Degenerative disc disease is a condition that occurs when the cushioning discs between the vertebrae in the spine begin to thin out or break open. This may be a result of osteoarthritis, a herniated disc or spinal stenosis. The resulting pain is sometimes accompanied by radiating numbness or weakness in the extremities.
If the pain radiates down to the buttocks, thighs and into the legs, the damaged disc is found in the lower, or lumbar part of the back. If the damaged disc is located in the neck, or the cervical spine, the pain may radiate to the shoulders and arms. Degenerative disc disease in the middle of the back, or the thoracic spine, is a little less common because this part of the spine doesn’t experience the types of stresses that the cervical and lumbar spine usually experience.
Do I have Degenerative Disc Disease?
When a patient walks into our office with a back pain issue, we complete a physical examination and take a medical history. We also discuss the patient’s daily activities, regular sports they might engage in, and their work habits or chores. We check their reflexes and the range of motion of their arms and legs, note tender points and rule out fractures, tumors or infections that can be causing the pain. We frequently order an MRI to confirm the location of the damaged disc and obtain a baseline image before treatment. It’s important for us, and the patient, to have a complete understanding of the situation in order to recommend the best route of care.
Degenerative Disc Disease Treatment
Generally, the first thing that is attended to with degenerative disc disease is managing the pain. Non-steroidal anti-inflammatory drugs such as ibuprofen are often used at the beginning of a treatment program to control pain. “Pain killers” are not a permanent solution to pain relief, and should only be seen as short and temporary relief. More traditional approaches may also be used as well, such as heat therapy to control inflammation, and the intervention of a physical therapist to help strengthen the patient’s back muscles, also helps with pain relief.
For patients who have been struggling with pain for over 3 months and have been recommended to undergo surgery, we suggest looking into other alternatives before making a final decision. This is why we offer stem cell therapy for degenerative back pain conditions.
What Advantages Does Stem Cell Therapy Have Over Surgery?
- It’s a minimally invasive treatment, which results in less pain.
- The recovery time is generally much shorter – patients have gone back to work within two days.

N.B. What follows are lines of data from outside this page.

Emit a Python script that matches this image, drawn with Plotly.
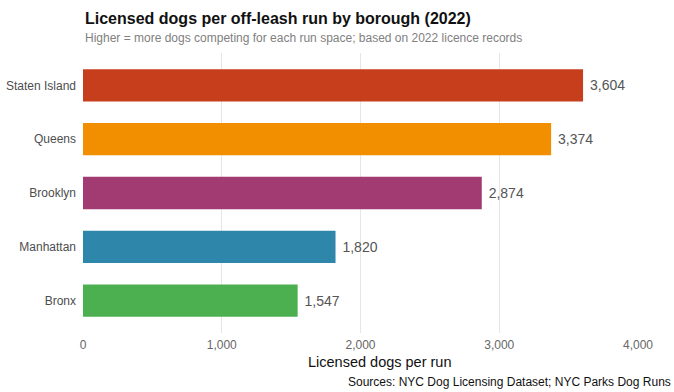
import plotly.graph_objects as go

# Licensed dogs per off-leash dog run, 2022
boroughs = ["Bronx", "Manhattan", "Brooklyn", "Queens", "Staten Island"]
dogs_per_run = [1547, 1820, 2874, 3374, 3604]
bar_colors = ["#4CAF50", "#2E86AB", "#A23B72", "#F18F01", "#C73E1D"]
x_ticks = [0, 1000, 2000, 3000, 4000]
x_tick_labels = ["0", "1,000", "2,000", "3,000", "4,000"]

FONT = "Liberation Sans, Arial, sans-serif"

fig = go.Figure(
    go.Bar(
        x=dogs_per_run,
        y=boroughs,
        orientation="h",
        width=0.6,
        marker=dict(color=bar_colors, line=dict(width=0)),
        # non-breaking spaces push the value labels a little off the bar ends
        text=["\u00a0" + f"{v:,}" for v in dogs_per_run],
        textposition="outside",
        textfont=dict(family=FONT, size=14, color="#555555"),
        cliponaxis=False,
        hoverinfo="skip",
    )
)

fig.update_layout(
    width=674,
    height=392,
    margin=dict(l=83, r=36, t=53, b=59),
    paper_bgcolor="white",
    plot_bgcolor="white",
    showlegend=False,
    font=dict(family=FONT, color="#4d4d4d"),
)

fig.update_xaxes(
    range=[0, 4000],
    tickvals=x_ticks,
    ticktext=x_tick_labels,
    tickfont=dict(size=12, color="#666666"),
    showgrid=True,
    gridcolor="#e6e6e6",
    gridwidth=1,
    zeroline=False,
    showline=False,
    ticks="",
    ticklen=0,
    ticklabelstandoff=3,
    automargin=False,
)
fig.update_yaxes(
    categoryorder="array",
    categoryarray=boroughs,
    range=[-0.6, 4.6],
    tickfont=dict(size=12, color="#4d4d4d"),
    showgrid=False,
    zeroline=False,
    showline=False,
    ticks="",
    ticklabelstandoff=6,
    automargin=False,
)

fig.add_annotation(
    text="<b>Licensed dogs per off-leash run by borough (2022)</b>",
    xref="paper", yref="paper", x=0, y=1,
    xanchor="left", yanchor="middle",
    yshift=35,
    showarrow=False,
    font=dict(family=FONT, size=16, color="#111111"),
)
fig.add_annotation(
    text="Higher = more dogs competing for each run space; based on 2022 licence records",
    xref="paper", yref="paper", x=0, y=1,
    xanchor="left", yanchor="middle",
    yshift=15,
    showarrow=False,
    font=dict(family=FONT, size=12, color="#808080"),
)
fig.add_annotation(
    text="Licensed dogs per run",
    xref="paper", yref="paper", x=0.5, y=0,
    xanchor="center", yanchor="middle",
    xshift=19, yshift=-29,
    showarrow=False,
    font=dict(family=FONT, size=14.5, color="#111111"),
)
fig.add_annotation(
    text="Sources: NYC Dog Licensing Dataset; NYC Parks Dog Runs",
    xref="paper", yref="paper", x=1, y=0,
    xanchor="right", yanchor="middle",
    xshift=35, yshift=-49,
    showarrow=False,
    font=dict(family=FONT, size=12, color="#111111"),
)

fig.write_html("out.html")
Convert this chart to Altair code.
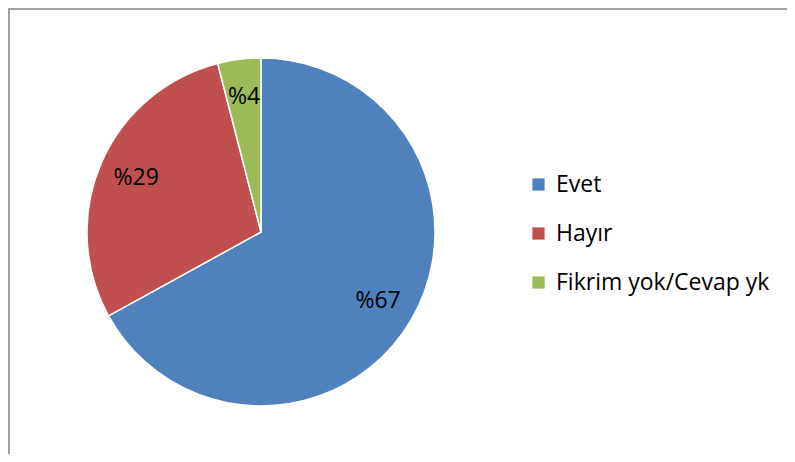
import altair as alt
import pandas as pd

categories = ["Evet", "Hayır", "Fikrim yok/Cevap yk"]
values = [67, 29, 4]
labels = ["%67", "%29", "%4"]
colors = ["#4F81BD", "#C0504D", "#9BBB59"]

df = pd.DataFrame({"cat": categories, "val": values, "lab": labels, "order": [0, 1, 2]})

CX, CY, R = 253, 224, 174

base = alt.Chart(df).encode(
    theta=alt.Theta("val:Q", stack=True),
    order=alt.Order("order:Q"),
)

pie = base.mark_arc(stroke="white", strokeWidth=1.5, radius=R).encode(
    x=alt.value(CX),
    y=alt.value(CY),
    color=alt.Color(
        "cat:N",
        scale=alt.Scale(domain=categories, range=colors),
        sort=categories,
        legend=alt.Legend(
            title=None,
            orient="none",
            legendX=519,
            legendY=165,
            symbolType="square",
            symbolSize=150,
            symbolStrokeWidth=0,
            labelFont="Open Sans",
            labelFontSize=23,
            labelColor="#000000",
            labelLimit=0,
            rowPadding=25,
            labelOffset=6,
            padding=0,
        ),
    ),
)

text = base.mark_text(radius=136, font="Open Sans", fontSize=23, color="#000000").encode(
    x=alt.value(CX),
    y=alt.value(CY),
    text="lab:N",
)

frame_top = alt.Chart(pd.DataFrame({"a": [0]})).mark_rule(color="#a0a0a0", strokeWidth=2).encode(
    x=alt.value(0), x2=alt.value(779), y=alt.value(1)
)
frame_left = alt.Chart(pd.DataFrame({"a": [0]})).mark_rule(color="#a0a0a0", strokeWidth=2).encode(
    x=alt.value(1), y=alt.value(0), y2=alt.value(446)
)

chart = (
    alt.layer(frame_top, frame_left, pie, text)
    .properties(width=779, height=446, autosize=alt.AutoSizeParams(type="none"), padding=0)
    .configure_view(stroke=None)
)

chart.save("out.html", embed_options={"renderer": "svg", "actions": False})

With surgery, it can take months for the patient to heal.
- There is an extremely low risk of complications, including bleeding, allergic reactions and infection.
What Are Stem Cells?
Stem cells are regenerative cells that have the ability to turn into any other type of cell in the human body, including damaged discs between vertebrae. In our facility, we utilize bone marrow-derived stem cells derived directly from the patient.
Bone marrow-derived stem cells have healing and growth factors that allow for regeneration of damaged or injured tissue. After we harvest the stem cells from the patient, the collection undergoes sterile treatment for concentration.
Once we obtain a small injectable volume, the stem cells are reinjected into the patient’s body at the site of damage or injury. This injection involves the use of imaging technology such as a fluoroscopy for precise application. After the procedure, healing continues for up to two years, although most of the healing occurs within six to nine months.
Stem cell therapy is a safe and exciting way to treat degenerative disc disease. We are happy to assist anyone who is looking for treatment for this condition and look forward to more advances in this line of work.